Валерий хотел сына, а Мусе было всё равно.
— А вы чего не идёте за ребёнком? — спросила как-то Муся, и Лина растерялась. Они с Сашей ещё не говорили об этом всерьёз, хотя прожили вместе уже целый год. Поводов не было.
— Думаешь, у нас будут когда-нибудь дети? — спросила она тем же вечером, уткнувшись мужу в плечо. Как будто спрашивала у плеча, а не у Саши.
— Львина, конечно будут! — засмеялся Саша. — Мы ещё даже, можно сказать, и не начинали этот процесс.
Лина успокоилась. В самом деле — куда торопиться? Ей надо диплом получить, Саше — защититься.
В августе Муся родила сына.
«На три пятьсот вытянул!» — крикнула из окна.

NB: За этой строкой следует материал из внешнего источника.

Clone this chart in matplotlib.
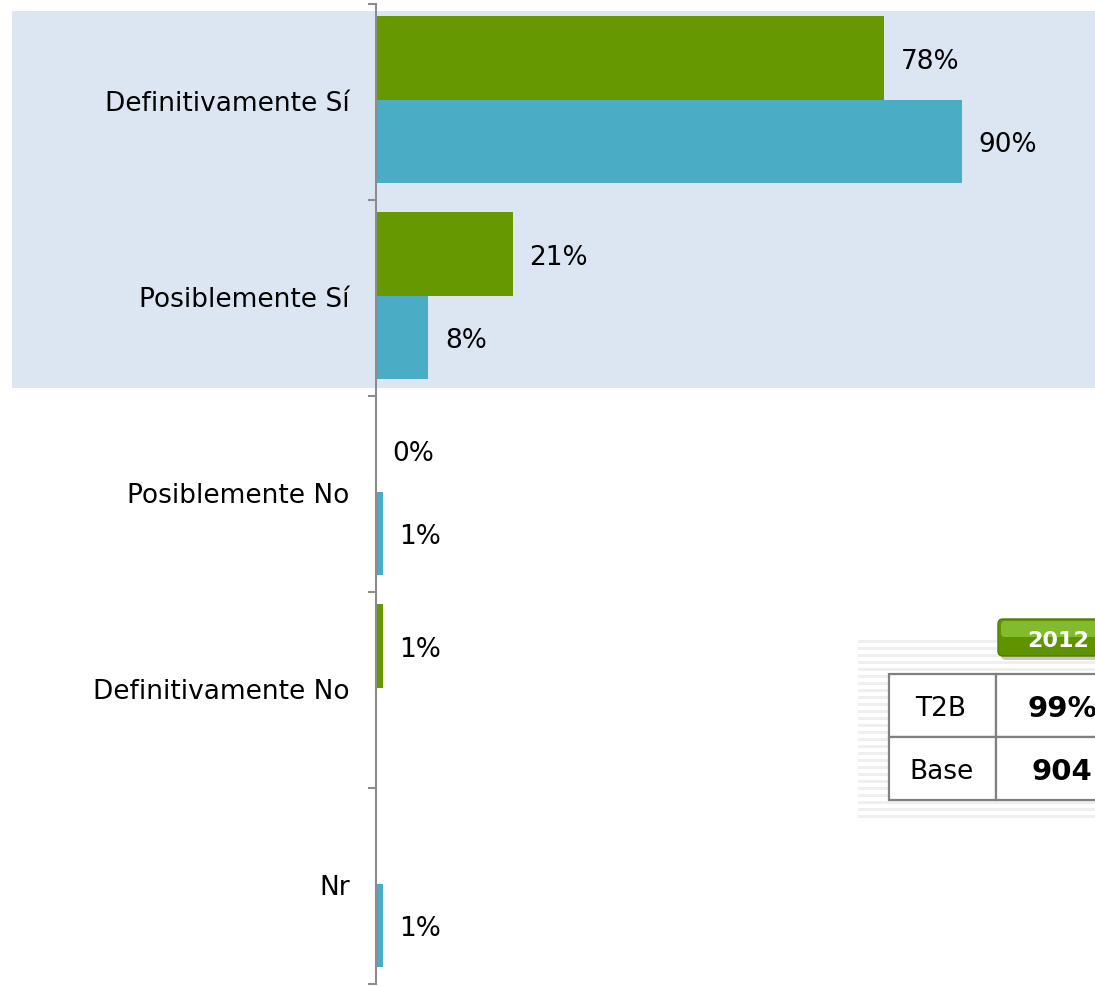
import matplotlib.pyplot as plt
from matplotlib.patches import Rectangle, FancyBboxPatch
import matplotlib.transforms as mtransforms

# categories, top to bottom
categories = ['Definitivamente Sí', 'Posiblemente Sí', 'Posiblemente No',
              'Definitivamente No', 'Nr']
# green series (2012) and blue series, None = no bar / no label
values_green = [78, 21, 0, 1, None]
values_blue = [90, 8, 1, None, 1]
green_name = '2012'

# summary table
table_rows = ['T2B', 'Base']
table_vals = ['99%', '904']

GREEN = '#669900'
BLUE = '#4bacc6'
SHADE = '#dce6f2'
GRAY = '#8c8c8c'
FS = 19

plt.rcParams['font.family'] = ['DejaVu Sans']

W, H = 1095, 987
fig = plt.figure(figsize=(W / 100, H / 100), dpi=100)
fig.patch.set_facecolor('white')

# main axes: left spine at x=376 px, categories from y=4 to y=984 px
ax = fig.add_axes([376 / W, 2.5 / H, 1 - 376 / W, 980 / H])
ax.set_xlim(0, 110.4)
ax.set_ylim(len(categories), 0)
ax.patch.set_alpha(0)

bar_h = 0.425
for i, (g, b) in enumerate(zip(values_green, values_blue)):
    if g is not None:
        ax.barh(i + 0.278, g, height=bar_h, color=GREEN, zorder=3)
        ax.annotate(f'{g}%', (g, i + 0.278), xytext=(12, -2),
                    textcoords='offset points', va='center', ha='left',
                    fontsize=FS, color='black')
    if b is not None:
        ax.barh(i + 0.704, b, height=bar_h, color=BLUE, zorder=3)
        ax.annotate(f'{b}%', (b, i + 0.704), xytext=(12, -2),
                    textcoords='offset points', va='center', ha='left',
                    fontsize=FS, color='black')

# shaded band behind the two positive answers
trans = mtransforms.blended_transform_factory(fig.transFigure, ax.transData)
fig.patches.append(Rectangle((12 / W, 0.04), 1 - 12 / W, 1.92,
                             transform=trans, facecolor=SHADE,
                             edgecolor='none', zorder=-5))

# axis styling
for s in ['top', 'right', 'bottom']:
    ax.spines[s].set_visible(False)
ax.spines['left'].set_color(GRAY)
ax.spines['left'].set_linewidth(1.5)
ax.spines['left'].set_zorder(4)
ax.set_xticks([])
ax.set_yticks(range(len(categories) + 1))
ax.set_yticklabels([])
ax.tick_params(axis='y', which='major', length=6, width=1.5, color=GRAY)
ax.set_yticks([i + 0.49 for i in range(len(categories))], minor=True)
ax.set_yticklabels(categories, minor=True, fontsize=FS)
ax.tick_params(axis='y', which='minor', length=0, pad=19)

# overlay in pixel coordinates for the summary table
ov = fig.add_axes([0, 0, 1, 1])
ov.set_xlim(0, W)
ov.set_ylim(H, 0)
ov.axis('off')
ov.patch.set_alpha(0)

# striped backdrop
y = 641
while y < 820:
    ov.add_patch(Rectangle((858, y), W - 858, 3, facecolor='#efefef',
                           edgecolor='none', zorder=1))
    y += 7

# table cells
row_top = [675, 738]
for r, (lab, val) in enumerate(zip(table_rows, table_vals)):
    y0 = row_top[r]
    ov.add_patch(Rectangle((889, y0), 107, 63, facecolor='white',
                           edgecolor='#808080', lw=1.6, zorder=2))
    ov.add_patch(Rectangle((996, y0), 120, 63, facecolor='white',
                           edgecolor='#808080', lw=1.6, zorder=2, clip_on=False))
    ov.text(941, y0 + 34, lab, ha='center', va='center', fontsize=FS, zorder=3)
    ov.text(1062, y0 + 34, val, ha='center', va='center', fontsize=21,
            fontweight='bold', zorder=3)

# year button
ov.add_patch(FancyBboxPatch((1001, 624), 120, 37,
                            boxstyle='round,pad=0,rounding_size=5',
                            facecolor='#c8c8c8', edgecolor='none', zorder=2))
ov.add_patch(FancyBboxPatch((998, 620), 120, 37,
                            boxstyle='round,pad=0,rounding_size=5',
                            facecolor='#5f9400', edgecolor='#4f7a00', lw=1,
                            zorder=3))
ov.add_patch(FancyBboxPatch((1001, 622), 115, 16,
                            boxstyle='round,pad=0,rounding_size=4',
                            facecolor='#8cc63a', edgecolor='none', alpha=0.8,
                            zorder=4))
ov.text(1058, 641, green_name, ha='center', va='center', fontsize=16,
        fontweight='bold', color='white', zorder=5)

fig.savefig('out.png', dpi=100)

Как про колбасу, поёжилась Лина. Валерий приехал забирать жену и сына в роддом на красивой бежевой «Волге» — и Лину опять удивило, какой они были странной парой. Миленькая, но при этом простодырая, по выражению свекрови, Муся и ладный-складный Валерий. Пиджак сидел как на манекене из магазина «Синтетика».
Мальчика назвали по моде тех лет — Иваном.
Теперь они приходили к Лине вдвоём. Муся, не стесняясь, вынимала грудь из рубашки — так достают кошелёк или же пистолет в заграничном фильме. Малыш хватал губами оранжевый сосок, кормление шло громко и долго, с гулкими звуками. Лина пыталась отводить глаза, а Муся над головкой малыша всё так же щёлкала свои семечки.
Через полгода после рождения Ванечки она опять забеременела.
— Вот, Линка, скажут тебе, что, пока кормишь, не залетишь, — не верь! Враньё! Надо было предохраняться.
Муся была разгневана тем, как её обманули организм и народные приметы. Она совсем не собиралась рожать второго сразу после первого.
— Моя мать сама из двойни. Говорит, что хуже близнецов — только погодки, — жаловалась Муся.
— Так у тебя и близнецы могут быть? — спросила Лина. — Это же передаётся по наследству?
— По мужской линии, — важно сказала Муся.
Действительно, в положенный срок Муся показалась в окне роддома с единственным свёртком. И лицо у неё было расстроенное.
— Опять пацан. Валерий ещё и какое-то имя дурацкое придумал — Лука.
Лина тут же вспомнила цитату, застрявшую в памяти со школьных времён: «Лука — апостол утешающих иллюзий, Сатин — певец правды свободного человека».
Вернувшись из роддома, Муся объявила, что будет звать младшего Лукасом. Пока её не было, домом заправляла мама Валерия — суровая дама в седых кудряшках, до смешного походившая на композитора Баха с известного портрета: точно такой же крупный нос и подозрительный взгляд. С Ванечкой бабушка справлялась отлично.